» **DATA**
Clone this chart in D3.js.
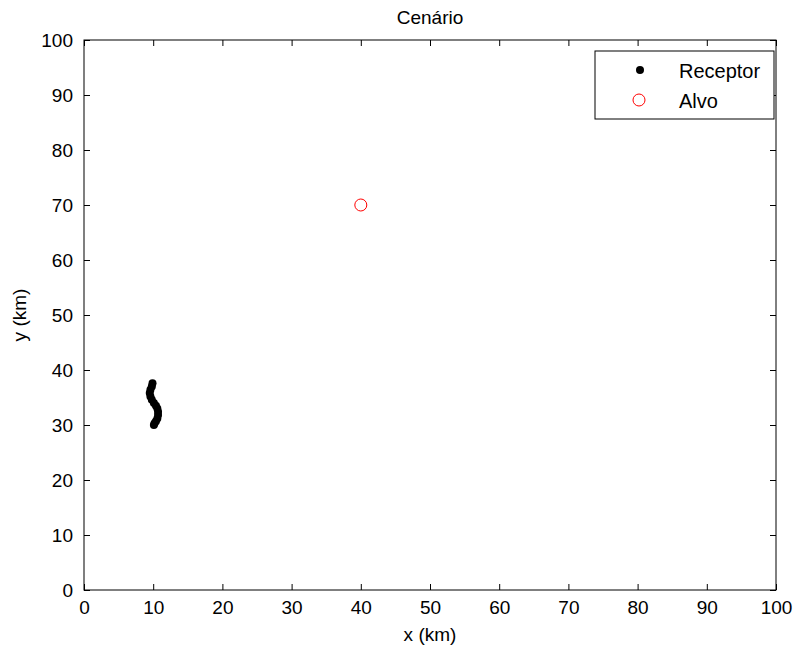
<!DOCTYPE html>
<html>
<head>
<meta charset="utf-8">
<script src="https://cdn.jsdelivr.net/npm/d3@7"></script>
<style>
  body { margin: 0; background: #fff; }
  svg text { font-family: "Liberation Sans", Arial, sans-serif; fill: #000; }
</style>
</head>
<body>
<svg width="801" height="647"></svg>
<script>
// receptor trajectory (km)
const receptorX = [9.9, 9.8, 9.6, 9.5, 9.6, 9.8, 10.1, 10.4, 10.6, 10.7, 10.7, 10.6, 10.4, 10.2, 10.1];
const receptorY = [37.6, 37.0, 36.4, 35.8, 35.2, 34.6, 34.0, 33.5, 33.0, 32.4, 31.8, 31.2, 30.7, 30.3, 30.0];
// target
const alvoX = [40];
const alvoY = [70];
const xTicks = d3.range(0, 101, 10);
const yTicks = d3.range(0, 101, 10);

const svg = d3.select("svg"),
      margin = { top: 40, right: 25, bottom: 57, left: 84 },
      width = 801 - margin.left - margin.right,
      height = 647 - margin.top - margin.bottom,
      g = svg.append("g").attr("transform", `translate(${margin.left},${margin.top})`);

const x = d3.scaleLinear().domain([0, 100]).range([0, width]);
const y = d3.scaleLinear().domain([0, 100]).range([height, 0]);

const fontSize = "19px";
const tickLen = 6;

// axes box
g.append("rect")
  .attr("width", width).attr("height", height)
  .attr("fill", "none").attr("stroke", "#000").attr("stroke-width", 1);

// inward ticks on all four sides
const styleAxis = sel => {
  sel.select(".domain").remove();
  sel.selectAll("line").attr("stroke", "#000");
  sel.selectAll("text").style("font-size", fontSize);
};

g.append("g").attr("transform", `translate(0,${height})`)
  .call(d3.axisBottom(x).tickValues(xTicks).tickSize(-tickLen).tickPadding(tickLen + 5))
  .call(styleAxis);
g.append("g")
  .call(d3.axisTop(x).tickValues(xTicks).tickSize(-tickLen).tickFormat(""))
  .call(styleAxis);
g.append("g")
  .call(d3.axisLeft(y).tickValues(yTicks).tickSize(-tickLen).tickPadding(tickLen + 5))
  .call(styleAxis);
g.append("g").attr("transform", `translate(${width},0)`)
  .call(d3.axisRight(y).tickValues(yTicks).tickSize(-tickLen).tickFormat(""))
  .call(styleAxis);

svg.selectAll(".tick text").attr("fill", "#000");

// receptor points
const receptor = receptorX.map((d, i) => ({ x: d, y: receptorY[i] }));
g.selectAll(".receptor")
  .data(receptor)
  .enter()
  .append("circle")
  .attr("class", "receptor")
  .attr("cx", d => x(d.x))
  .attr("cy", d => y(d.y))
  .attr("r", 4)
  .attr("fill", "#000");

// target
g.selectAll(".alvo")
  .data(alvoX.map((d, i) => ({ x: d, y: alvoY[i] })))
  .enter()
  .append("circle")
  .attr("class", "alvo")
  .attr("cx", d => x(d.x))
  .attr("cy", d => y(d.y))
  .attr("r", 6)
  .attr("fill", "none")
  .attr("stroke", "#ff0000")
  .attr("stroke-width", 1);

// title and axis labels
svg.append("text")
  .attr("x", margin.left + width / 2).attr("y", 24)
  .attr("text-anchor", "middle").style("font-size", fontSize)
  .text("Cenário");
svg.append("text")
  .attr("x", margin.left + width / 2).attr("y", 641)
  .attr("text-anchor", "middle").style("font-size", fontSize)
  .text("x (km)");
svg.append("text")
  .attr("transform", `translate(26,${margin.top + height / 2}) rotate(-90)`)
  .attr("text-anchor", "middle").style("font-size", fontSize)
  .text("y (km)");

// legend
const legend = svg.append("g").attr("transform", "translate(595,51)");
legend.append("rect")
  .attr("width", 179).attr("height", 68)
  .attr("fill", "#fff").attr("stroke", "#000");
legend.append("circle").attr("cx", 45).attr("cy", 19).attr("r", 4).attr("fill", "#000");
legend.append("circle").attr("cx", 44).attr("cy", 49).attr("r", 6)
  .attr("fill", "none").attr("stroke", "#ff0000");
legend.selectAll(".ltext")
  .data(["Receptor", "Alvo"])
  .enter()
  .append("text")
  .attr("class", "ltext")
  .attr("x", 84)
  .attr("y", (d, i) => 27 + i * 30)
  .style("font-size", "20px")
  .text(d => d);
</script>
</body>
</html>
* * *
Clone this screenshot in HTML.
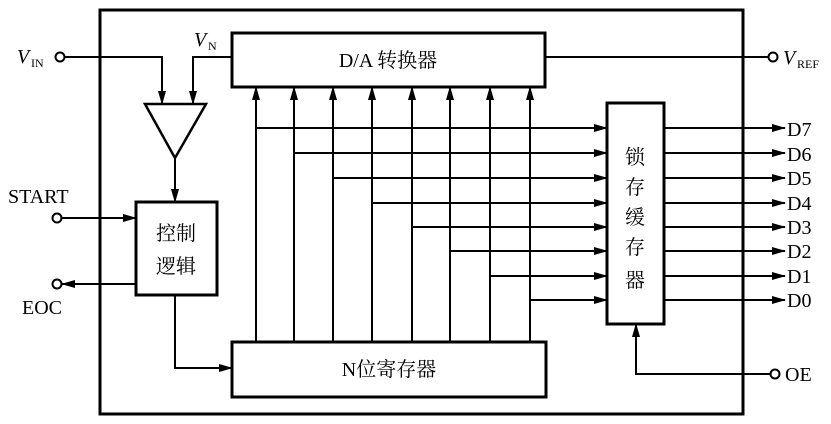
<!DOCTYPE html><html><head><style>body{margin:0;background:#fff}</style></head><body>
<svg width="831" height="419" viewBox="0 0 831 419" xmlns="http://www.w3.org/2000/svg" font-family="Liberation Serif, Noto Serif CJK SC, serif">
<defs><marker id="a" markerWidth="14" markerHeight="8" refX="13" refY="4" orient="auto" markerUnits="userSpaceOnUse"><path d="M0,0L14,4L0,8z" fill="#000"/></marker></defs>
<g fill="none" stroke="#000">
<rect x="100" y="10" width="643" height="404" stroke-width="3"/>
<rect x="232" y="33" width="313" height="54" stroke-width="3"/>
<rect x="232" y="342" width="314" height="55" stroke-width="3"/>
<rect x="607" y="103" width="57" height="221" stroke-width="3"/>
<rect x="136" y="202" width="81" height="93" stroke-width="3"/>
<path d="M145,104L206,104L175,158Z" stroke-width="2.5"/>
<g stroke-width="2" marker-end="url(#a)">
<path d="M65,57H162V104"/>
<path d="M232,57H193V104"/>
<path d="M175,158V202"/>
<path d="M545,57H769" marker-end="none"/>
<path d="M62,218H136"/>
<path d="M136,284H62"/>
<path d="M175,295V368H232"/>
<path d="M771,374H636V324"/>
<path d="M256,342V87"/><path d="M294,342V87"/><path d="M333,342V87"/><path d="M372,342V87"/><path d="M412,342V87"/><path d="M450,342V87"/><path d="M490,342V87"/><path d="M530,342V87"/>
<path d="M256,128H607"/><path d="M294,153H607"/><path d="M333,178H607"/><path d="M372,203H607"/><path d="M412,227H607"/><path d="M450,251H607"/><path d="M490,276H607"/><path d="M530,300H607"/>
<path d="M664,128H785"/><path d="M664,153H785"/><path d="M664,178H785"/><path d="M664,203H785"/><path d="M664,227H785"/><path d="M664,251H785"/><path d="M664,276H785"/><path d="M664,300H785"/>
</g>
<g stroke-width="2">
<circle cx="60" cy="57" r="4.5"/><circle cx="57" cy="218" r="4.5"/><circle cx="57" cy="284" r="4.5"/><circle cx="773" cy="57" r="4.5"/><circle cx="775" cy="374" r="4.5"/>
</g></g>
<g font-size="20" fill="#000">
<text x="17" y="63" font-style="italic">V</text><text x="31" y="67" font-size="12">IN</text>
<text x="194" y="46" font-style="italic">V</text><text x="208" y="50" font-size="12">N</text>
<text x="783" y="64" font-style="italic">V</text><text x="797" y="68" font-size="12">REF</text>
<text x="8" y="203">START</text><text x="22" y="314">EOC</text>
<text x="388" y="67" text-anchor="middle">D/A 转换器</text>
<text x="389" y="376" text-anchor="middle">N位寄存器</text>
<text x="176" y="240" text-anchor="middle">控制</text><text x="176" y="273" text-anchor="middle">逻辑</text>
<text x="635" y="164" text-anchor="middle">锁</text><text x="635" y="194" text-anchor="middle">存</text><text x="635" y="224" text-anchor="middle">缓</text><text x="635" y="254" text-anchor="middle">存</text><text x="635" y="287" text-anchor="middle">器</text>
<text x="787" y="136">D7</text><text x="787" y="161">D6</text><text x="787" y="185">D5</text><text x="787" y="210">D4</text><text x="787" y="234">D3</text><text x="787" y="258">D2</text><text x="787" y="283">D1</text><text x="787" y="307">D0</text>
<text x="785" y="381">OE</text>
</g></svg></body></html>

» **TASK DESCRIPTION**
Pictures should be left out. Retype only the run of lines from the line containing "Clone this chart in D3.js." to the line containing "const tickLen = 6;", inclusive.

» **THE COMPLETED TASK**
Clone this chart in D3.js.
<!DOCTYPE html>
<html>
<head>
<meta charset="utf-8">
<script src="https://cdn.jsdelivr.net/npm/d3@7"></script>
<style>
  body { margin: 0; background: #fff; }
  svg text { font-family: "Liberation Sans", Arial, sans-serif; fill: #000; }
</style>
</head>
<body>
<svg width="801" height="647"></svg>
<script>
// receptor trajectory (km)
const receptorX = [9.9, 9.8, 9.6, 9.5, 9.6, 9.8, 10.1, 10.4, 10.6, 10.7, 10.7, 10.6, 10.4, 10.2, 10.1];
const receptorY = [37.6, 37.0, 36.4, 35.8, 35.2, 34.6, 34.0, 33.5, 33.0, 32.4, 31.8, 31.2, 30.7, 30.3, 30.0];
// target
const alvoX = [40];
const alvoY = [70];
const xTicks = d3.range(0, 101, 10);
const yTicks = d3.range(0, 101, 10);

const svg = d3.select("svg"),
      margin = { top: 40, right: 25, bottom: 57, left: 84 },
      width = 801 - margin.left - margin.right,
      height = 647 - margin.top - margin.bottom,
      g = svg.append("g").attr("transform", `translate(${margin.left},${margin.top})`);

const x = d3.scaleLinear().domain([0, 100]).range([0, width]);
const y = d3.scaleLinear().domain([0, 100]).range([height, 0]);

const fontSize = "19px";
const tickLen = 6;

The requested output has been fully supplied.